Dans mes deux films, je lui ai donné deux rôles de policière, mais ce ne sont pas des personnages typiques, ils sont à la fois complexes et tout à fait normaux. Je voulais étudier comment réagirait une personne normale s’il lui arrivait une telle affaire au travail, parce qu’en tant que policière, on accède à des choses interdites au reste de la population. Le personnage de Yoo-jin est compliqué, presque incompréhensible, parce qu’elle est à la fois fatiguée et très active. Je tiens à travailler avec Bae Doo-na, parce qu’elle comprend mes scénarios presque mieux que moi-même. Elle capte immédiatement mes intentions, saisit l’essence du scénario. Il y a un esprit de camaraderie entre nous avec lequel je peux travailler très facilement, à qui je peux faire confiance.
L’actrice Kim Si-eun (Sohee) est une révélation. Sa séquence de danse en ouverture du film est sans doute la plus belle scène du film (une chorégraphie qui revient à la fin). Qu’est-ce que signifie la danse pour vous ?
La danse est pour moi un dispositif permettant de souligner qu’évidemment Sohee est vivante. Le film montre comment cette fille, si vivante, se délabre. Une fois morte, l’histoire vit avec cette absence. À la fin, j’espérais qu’en remontrant cette scène, l’émotion provoquée soit la dernière dans le cœur du public. En même temps qu’elle émeut, la scène rappelle que Sohee est morte.

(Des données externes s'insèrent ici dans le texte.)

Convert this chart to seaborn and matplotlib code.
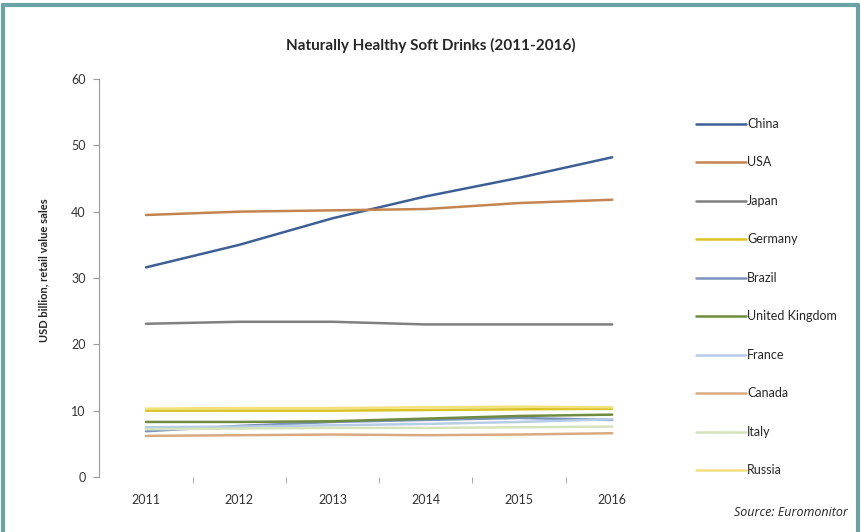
import numpy as np
import pandas as pd
import matplotlib
matplotlib.use("Agg")
import matplotlib.pyplot as plt
import seaborn as sns

# data (USD billion)
years = ["2011", "2012", "2013", "2014", "2015", "2016"]
countries = ["China", "USA", "Japan", "Germany", "Brazil", "United Kingdom",
             "France", "Canada", "Italy", "Russia"]
china = [31.6, 35.0, 39.0, 42.3, 45.1, 48.2]
usa = [39.5, 40.0, 40.2, 40.4, 41.3, 41.8]
japan = [23.1, 23.4, 23.4, 23.0, 23.0, 23.0]
germany = [10.0, 10.0, 10.0, 10.1, 10.2, 10.3]
brazil = [6.9, 7.7, 8.3, 8.6, 8.9, 8.6]
uk = [8.3, 8.3, 8.4, 8.8, 9.2, 9.4]
france = [7.5, 7.6, 7.8, 8.0, 8.3, 8.7]
canada = [6.2, 6.3, 6.4, 6.3, 6.4, 6.6]
italy = [7.2, 7.3, 7.4, 7.4, 7.5, 7.6]
russia = [10.3, 10.4, 10.4, 10.5, 10.6, 10.5]

colors = ["#3d5f95", "#c4844f", "#808080", "#d8c321", "#7a93bb",
          "#6f8b3f", "#b7cce6", "#d9aa80", "#d5e3bb", "#f3e07c"]

series = [china, usa, japan, germany, brazil, uk, france, canada, italy, russia]
rows = []
for name, vals in zip(countries, series):
    for i, v in enumerate(vals):
        rows.append({"year": i, "value": v, "country": name})
df = pd.DataFrame(rows)

sns.set_style("white")
plt.rcParams["font.family"] = ["Lato", "DejaVu Sans"]

fig = plt.figure(figsize=(8.62, 5.32), dpi=100)
ax = fig.add_axes([0.1153, 0.1034, 0.649, 0.7481])

sns.lineplot(data=df, x="year", y="value", hue="country", hue_order=countries,
             palette=dict(zip(countries, colors)), linewidth=1.8, ax=ax)

ax.set_xlim(-0.5, 5.5)
ax.set_ylim(0, 60)
ax.set_xticks(range(len(years)))
ax.set_xticklabels(years)
ax.set_xticks(np.arange(0.5, 5, 1), minor=True)
ax.set_yticks(range(0, 61, 10))
ax.tick_params(axis="x", which="major", length=0, pad=12, labelsize=9, labelcolor="#333333")
ax.tick_params(axis="x", which="minor", length=4, color="#999999", direction="out", bottom=True)
ax.tick_params(axis="y", length=4, color="#999999", direction="out", left=True,
               labelsize=9, labelcolor="#333333", pad=6)
for s in ["top", "right", "bottom"]:
    ax.spines[s].set_visible(False)
ax.spines["left"].set_color("#999999")
ax.spines["left"].set_linewidth(0.8)

ax.set_xlabel("")
ax.set_ylabel("USD billion, retail value sales", fontsize=8, fontweight="bold")
ax.yaxis.set_label_coords(-0.09, 0.52)

ax.legend(loc="upper left", bbox_to_anchor=(0.80, 0.79), bbox_transform=fig.transFigure,
          frameon=False, fontsize=9, handlelength=4.0, handletextpad=0.1,
          labelspacing=2.12, borderpad=0)

fig.text(0.5, 0.915, "Naturally Healthy Soft Drinks (2011-2016)", ha="center", va="center",
         fontsize=11, fontweight="bold")
fig.text(0.984, 0.037, "Source: Euromonitor", ha="right", va="center",
         fontsize=9, style="italic", family=["Open Sans", "DejaVu Sans"])

# teal frame around the picture
frame_color = "#6aa3a3"
fig.add_artist(plt.Line2D([0.003, 0.003], [0, 0.99], transform=fig.transFigure,
                          color=frame_color, linewidth=3))
fig.add_artist(plt.Line2D([0.003, 0.995], [0.99, 0.99], transform=fig.transFigure,
                          color=frame_color, linewidth=3))
fig.add_artist(plt.Line2D([0.995, 0.995], [0, 0.99], transform=fig.transFigure,
                          color=frame_color, linewidth=3))

fig.savefig("out.png", dpi=100)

Et la scène change notre regard sur le film : on aurait pu le penser désespéré, sans espoir. Placée à cet endroit précis, elle mélange le tragique et l’optimisme.

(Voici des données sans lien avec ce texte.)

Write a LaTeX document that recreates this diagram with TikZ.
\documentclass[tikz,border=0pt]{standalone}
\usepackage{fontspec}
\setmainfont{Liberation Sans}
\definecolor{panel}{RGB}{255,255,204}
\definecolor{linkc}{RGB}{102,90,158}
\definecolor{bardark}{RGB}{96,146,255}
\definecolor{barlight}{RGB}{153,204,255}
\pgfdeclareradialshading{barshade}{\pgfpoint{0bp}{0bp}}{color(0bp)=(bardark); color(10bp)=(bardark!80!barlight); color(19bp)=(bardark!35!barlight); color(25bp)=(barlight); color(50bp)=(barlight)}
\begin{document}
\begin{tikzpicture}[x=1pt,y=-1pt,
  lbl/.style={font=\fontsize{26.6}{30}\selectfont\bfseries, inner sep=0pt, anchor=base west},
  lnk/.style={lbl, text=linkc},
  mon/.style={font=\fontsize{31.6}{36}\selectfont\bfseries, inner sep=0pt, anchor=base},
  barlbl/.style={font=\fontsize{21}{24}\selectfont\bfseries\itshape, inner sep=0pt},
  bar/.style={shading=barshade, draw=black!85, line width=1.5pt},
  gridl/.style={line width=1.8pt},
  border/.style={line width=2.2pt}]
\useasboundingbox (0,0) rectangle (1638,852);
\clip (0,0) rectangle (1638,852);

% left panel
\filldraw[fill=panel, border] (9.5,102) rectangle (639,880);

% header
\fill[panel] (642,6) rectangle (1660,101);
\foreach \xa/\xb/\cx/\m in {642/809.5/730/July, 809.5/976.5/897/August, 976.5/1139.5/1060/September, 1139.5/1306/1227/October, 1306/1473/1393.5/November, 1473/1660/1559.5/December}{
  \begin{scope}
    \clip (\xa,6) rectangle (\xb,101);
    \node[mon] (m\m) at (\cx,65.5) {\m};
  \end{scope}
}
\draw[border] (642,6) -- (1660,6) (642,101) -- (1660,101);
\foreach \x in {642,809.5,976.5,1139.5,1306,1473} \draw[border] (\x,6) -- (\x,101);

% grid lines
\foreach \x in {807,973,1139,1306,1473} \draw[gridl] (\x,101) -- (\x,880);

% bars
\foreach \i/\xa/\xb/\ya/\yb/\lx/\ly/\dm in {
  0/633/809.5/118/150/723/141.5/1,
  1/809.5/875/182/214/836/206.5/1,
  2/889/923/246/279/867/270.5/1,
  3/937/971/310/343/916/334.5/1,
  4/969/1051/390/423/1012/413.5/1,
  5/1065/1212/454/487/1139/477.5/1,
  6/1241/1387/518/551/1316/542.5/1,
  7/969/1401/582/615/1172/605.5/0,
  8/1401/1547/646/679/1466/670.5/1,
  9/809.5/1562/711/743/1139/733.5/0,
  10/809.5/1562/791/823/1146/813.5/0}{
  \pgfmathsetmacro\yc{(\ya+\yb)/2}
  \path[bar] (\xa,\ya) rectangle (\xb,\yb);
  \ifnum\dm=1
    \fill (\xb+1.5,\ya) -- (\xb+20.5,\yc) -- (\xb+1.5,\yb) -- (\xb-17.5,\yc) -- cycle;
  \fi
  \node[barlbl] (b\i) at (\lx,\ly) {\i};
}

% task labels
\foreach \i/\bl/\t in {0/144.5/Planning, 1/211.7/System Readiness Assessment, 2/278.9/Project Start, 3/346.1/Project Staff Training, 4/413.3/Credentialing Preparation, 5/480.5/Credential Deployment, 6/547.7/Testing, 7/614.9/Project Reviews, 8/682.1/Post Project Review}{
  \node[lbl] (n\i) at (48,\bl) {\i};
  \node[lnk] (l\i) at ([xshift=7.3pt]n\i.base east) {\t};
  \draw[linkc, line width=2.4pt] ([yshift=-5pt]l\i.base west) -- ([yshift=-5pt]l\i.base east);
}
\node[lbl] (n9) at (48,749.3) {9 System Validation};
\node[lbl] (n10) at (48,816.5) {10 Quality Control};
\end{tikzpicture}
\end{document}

J’ai fait tout le reste du film pour cette dernière scène ! Parce qu’en regardant cette jeune fille si heureuse après avoir réussi sa chorégraphie, il est extrêmement douloureux de se rappeler qu’elle est morte. En même temps, il y a quand même Yoo-jin qui regarde cette image, elle qui a fait tellement de choses ressent malgré tout de l’impuissance et de la tristesse à ce moment-là. Mais elle est là… donc c’est un peu comme un cadeau que Sohee fait à Yoo-jin pour la remercier.
Comment le film a été accueilli en Corée ? On dit qu’il a même fait avancer la loi…
La plupart du public coréen a vu le film en connaissant le drame d’origine. C’était dur, car ce film parle de nous, c’est un portrait de notre société. Les spectateurs adultes se sentent coupables d’avoir laissé mourir une partie de sa jeunesse. Les jeunes, quant à eux, compatissent énormément et cherchent à se solidariser, pour ne pas se laisser faire. Il y avait une loi qui avait été proposée, et qui a été suspendue pendant des années. Grâce à ce film, elle va bientôt être reproposée, elle a été accélérée par le film. Et cette loi s’appellera “Loi de protection Next Sohee”.